NH: Your sister, Clare, is a graphic designer. Was a design career inevitable for you both?

CM: It’s just what we did. I wasn’t any good at maths and English, so just wanted to make things. So I fell into it really. It was the fun, easy route and my sister has always been keen on the graphics side of things. She’s a freelancer but does all our design work. My wife, Helen, is a photographer, so she does all our photography. And my sons are in the workshop at the weekend making skateboards and things. My eldest is 12 and the younger one is six. He’s just learning how to use the power drill and the lathe. So yeah, we’re a family of making things, I think.

NH: What was it like growing up in the Mellor household? Your Mum, Fiona, has a wonderful backstory too as an art historian and journalist. One of her biographies was of William Morris and the Arts and Crafts movement. What influence did she have on you?

CM: Yeah, Mum has always been a silent part of the company. She worked with my father and she works very much with me still. If we’re choosing things for the shop it will be her and I who decide. And if I’m working on a design I’ll get her view. She’s quite an influence on me, really, as was my father, but perhaps a bit more unsung.

I don’t think I was really challenged as a child. It was sort of, ‘Just go and do what you want to do’. I don’t think I was pushed, that’s why I probably ended up doing art and design. Perhaps I should have been, maybe I would have ended up a doctor or something!

In my house and in the factory everything has a place so there’s always been a visual aspect to living and working. That’s always been part of the family philosophy – living and working in the same environment. It sort of goes back to William Morris and his views that work should be a pleasure, that work is not work and play is not play - it’s all the same thing.

My father set up his first studio with his workshop below. It’s like that now – our house is on the same site as the factory and I can walk out of the office over a bridge and I’m home. It has changed a bit because we have more staff and more visitors…

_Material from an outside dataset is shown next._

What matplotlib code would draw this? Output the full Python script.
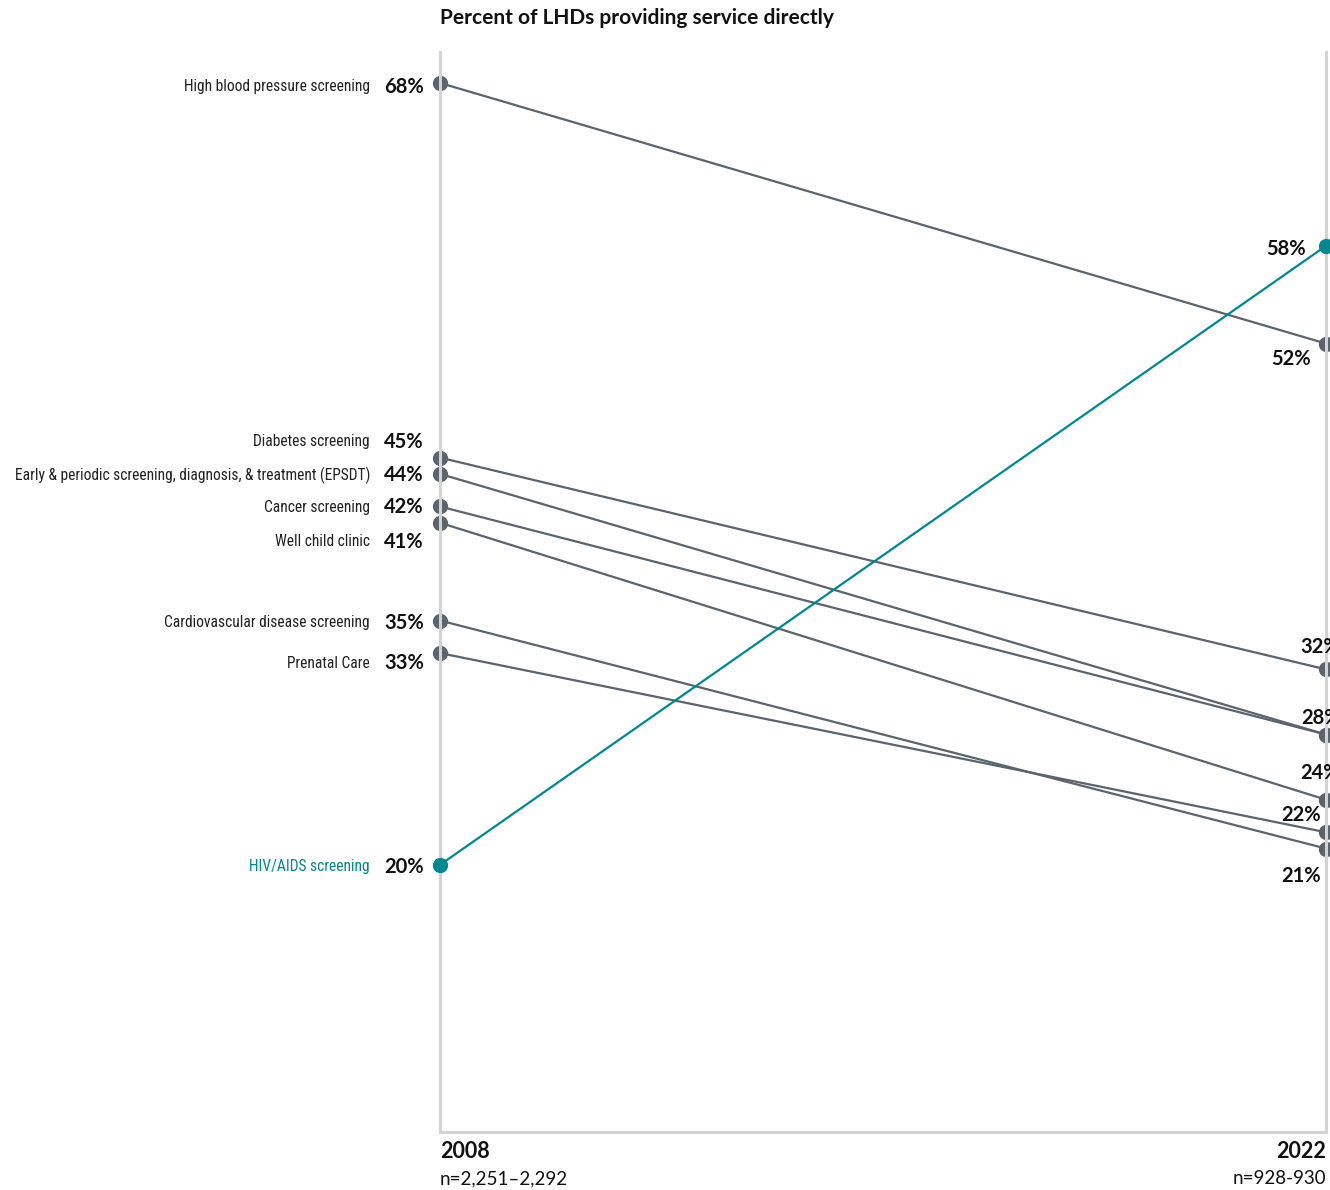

NH: That makes sense – if you’re designing for the home you must bring that home influence to the factory…

CM: That’s very true. I’ll often make a prototype and take it home that night and eat with it to see if it’s any good. Our house is full of stuff that hasn’t quite got there.

NH: And finally, how do you think New Zealanders will react to the David Mellor Design aesthetic?

CM: I actually have no idea, but I would have thought it would fit. I think you’ve chosen a great selection with my father’s Pride range and my Chelsea range. You have both ends of the spectrum, and the Paris range is very popular, too. All you can do is see what works. Good luck!